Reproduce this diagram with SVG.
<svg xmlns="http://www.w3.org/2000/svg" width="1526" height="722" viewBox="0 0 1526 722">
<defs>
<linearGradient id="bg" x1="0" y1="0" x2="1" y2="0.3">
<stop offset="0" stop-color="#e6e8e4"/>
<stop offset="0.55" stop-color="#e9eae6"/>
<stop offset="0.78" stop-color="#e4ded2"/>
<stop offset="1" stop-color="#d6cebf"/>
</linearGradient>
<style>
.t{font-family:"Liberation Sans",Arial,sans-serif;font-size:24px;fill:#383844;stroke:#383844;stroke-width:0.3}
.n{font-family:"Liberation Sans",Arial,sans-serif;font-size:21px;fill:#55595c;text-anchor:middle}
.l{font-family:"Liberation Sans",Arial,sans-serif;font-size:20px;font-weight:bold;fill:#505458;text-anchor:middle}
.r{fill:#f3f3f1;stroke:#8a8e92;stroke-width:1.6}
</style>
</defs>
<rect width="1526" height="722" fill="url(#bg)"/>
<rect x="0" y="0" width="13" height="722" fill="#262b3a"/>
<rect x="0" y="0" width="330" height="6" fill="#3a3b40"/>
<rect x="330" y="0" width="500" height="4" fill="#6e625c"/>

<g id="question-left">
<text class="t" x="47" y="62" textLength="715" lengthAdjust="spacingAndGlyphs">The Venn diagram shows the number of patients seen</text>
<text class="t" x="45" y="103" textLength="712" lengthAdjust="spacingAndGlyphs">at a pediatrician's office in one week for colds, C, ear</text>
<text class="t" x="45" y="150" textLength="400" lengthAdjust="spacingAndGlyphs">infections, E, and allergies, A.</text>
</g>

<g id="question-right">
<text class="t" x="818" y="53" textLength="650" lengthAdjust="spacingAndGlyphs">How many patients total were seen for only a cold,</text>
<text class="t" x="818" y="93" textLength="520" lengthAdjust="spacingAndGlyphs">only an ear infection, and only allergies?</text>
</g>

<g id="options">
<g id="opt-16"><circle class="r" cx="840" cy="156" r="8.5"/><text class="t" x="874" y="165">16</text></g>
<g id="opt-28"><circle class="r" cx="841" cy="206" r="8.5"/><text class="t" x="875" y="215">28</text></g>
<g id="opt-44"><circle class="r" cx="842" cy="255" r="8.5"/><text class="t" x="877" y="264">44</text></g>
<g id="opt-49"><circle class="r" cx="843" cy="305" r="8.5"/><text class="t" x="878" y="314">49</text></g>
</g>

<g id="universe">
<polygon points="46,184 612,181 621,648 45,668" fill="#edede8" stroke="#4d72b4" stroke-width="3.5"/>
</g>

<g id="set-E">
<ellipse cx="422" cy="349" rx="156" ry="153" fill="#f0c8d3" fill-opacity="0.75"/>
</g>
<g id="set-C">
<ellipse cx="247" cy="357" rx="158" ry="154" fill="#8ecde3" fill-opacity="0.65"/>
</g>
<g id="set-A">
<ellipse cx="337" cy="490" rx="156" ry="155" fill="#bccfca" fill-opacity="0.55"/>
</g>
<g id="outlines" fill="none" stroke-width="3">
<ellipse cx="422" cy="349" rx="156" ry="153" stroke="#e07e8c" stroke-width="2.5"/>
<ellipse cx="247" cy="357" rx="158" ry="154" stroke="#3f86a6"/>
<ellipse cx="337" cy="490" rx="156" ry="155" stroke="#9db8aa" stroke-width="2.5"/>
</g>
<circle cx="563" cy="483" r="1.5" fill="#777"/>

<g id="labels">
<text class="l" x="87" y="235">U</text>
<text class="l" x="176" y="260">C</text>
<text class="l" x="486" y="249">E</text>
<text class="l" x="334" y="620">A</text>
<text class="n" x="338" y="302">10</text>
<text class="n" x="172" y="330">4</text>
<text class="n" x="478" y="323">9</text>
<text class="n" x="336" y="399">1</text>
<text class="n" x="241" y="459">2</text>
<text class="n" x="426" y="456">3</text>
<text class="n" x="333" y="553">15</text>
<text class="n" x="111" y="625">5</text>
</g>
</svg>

** WRITTEN INSTRUCTION **
All the data must be duplicated exactly, with nothing added or removed.

** THE SOLUTION **
Reproduce this diagram with SVG.
<svg xmlns="http://www.w3.org/2000/svg" width="1526" height="722" viewBox="0 0 1526 722">
<defs>
<linearGradient id="bg" x1="0" y1="0" x2="1" y2="0.3">
<stop offset="0" stop-color="#e6e8e4"/>
<stop offset="0.55" stop-color="#e9eae6"/>
<stop offset="0.78" stop-color="#e4ded2"/>
<stop offset="1" stop-color="#d6cebf"/>
</linearGradient>
<style>
.t{font-family:"Liberation Sans",Arial,sans-serif;font-size:24px;fill:#383844;stroke:#383844;stroke-width:0.3}
.n{font-family:"Liberation Sans",Arial,sans-serif;font-size:21px;fill:#55595c;text-anchor:middle}
.l{font-family:"Liberation Sans",Arial,sans-serif;font-size:20px;font-weight:bold;fill:#505458;text-anchor:middle}
.r{fill:#f3f3f1;stroke:#8a8e92;stroke-width:1.6}
</style>
</defs>
<rect width="1526" height="722" fill="url(#bg)"/>
<rect x="0" y="0" width="13" height="722" fill="#262b3a"/>
<rect x="0" y="0" width="330" height="6" fill="#3a3b40"/>
<rect x="330" y="0" width="500" height="4" fill="#6e625c"/>

<g id="question-left">
<text class="t" x="47" y="62" textLength="715" lengthAdjust="spacingAndGlyphs">The Venn diagram shows the number of patients seen</text>
<text class="t" x="45" y="103" textLength="712" lengthAdjust="spacingAndGlyphs">at a pediatrician's office in one week for colds, C, ear</text>
<text class="t" x="45" y="150" textLength="400" lengthAdjust="spacingAndGlyphs">infections, E, and allergies, A.</text>
</g>

<g id="question-right">
<text class="t" x="818" y="53" textLength="650" lengthAdjust="spacingAndGlyphs">How many patients total were seen for only a cold,</text>
<text class="t" x="818" y="93" textLength="520" lengthAdjust="spacingAndGlyphs">only an ear infection, and only allergies?</text>
</g>

<g id="options">
<g id="opt-16"><circle class="r" cx="840" cy="156" r="8.5"/><text class="t" x="874" y="165">16</text></g>
<g id="opt-28"><circle class="r" cx="841" cy="206" r="8.5"/><text class="t" x="875" y="215">28</text></g>
<g id="opt-44"><circle class="r" cx="842" cy="255" r="8.5"/><text class="t" x="877" y="264">44</text></g>
<g id="opt-49"><circle class="r" cx="843" cy="305" r="8.5"/><text class="t" x="878" y="314">49</text></g>
</g>

<g id="universe">
<polygon points="46,184 612,181 621,648 45,668" fill="#edede8" stroke="#4d72b4" stroke-width="3.5"/>
</g>

<g id="set-E">
<ellipse cx="422" cy="349" rx="156" ry="153" fill="#f0c8d3" fill-opacity="0.75"/>
</g>
<g id="set-C">
<ellipse cx="247" cy="357" rx="158" ry="154" fill="#8ecde3" fill-opacity="0.65"/>
</g>
<g id="set-A">
<ellipse cx="337" cy="490" rx="156" ry="155" fill="#bccfca" fill-opacity="0.55"/>
</g>
<g id="outlines" fill="none" stroke-width="3">
<ellipse cx="422" cy="349" rx="156" ry="153" stroke="#e07e8c" stroke-width="2.5"/>
<ellipse cx="247" cy="357" rx="158" ry="154" stroke="#3f86a6"/>
<ellipse cx="337" cy="490" rx="156" ry="155" stroke="#9db8aa" stroke-width="2.5"/>
</g>
<circle cx="563" cy="483" r="1.5" fill="#777"/>

<g id="labels">
<text class="l" x="87" y="235">U</text>
<text class="l" x="176" y="260">C</text>
<text class="l" x="486" y="249">E</text>
<text class="l" x="334" y="620">A</text>
<text class="n" x="338" y="302">10</text>
<text class="n" x="172" y="330">4</text>
<text class="n" x="478" y="323">9</text>
<text class="n" x="336" y="399">1</text>
<text class="n" x="241" y="459">2</text>
<text class="n" x="426" y="456">3</text>
<text class="n" x="333" y="553">15</text>
<text class="n" x="111" y="625">5</text>
</g>
</svg>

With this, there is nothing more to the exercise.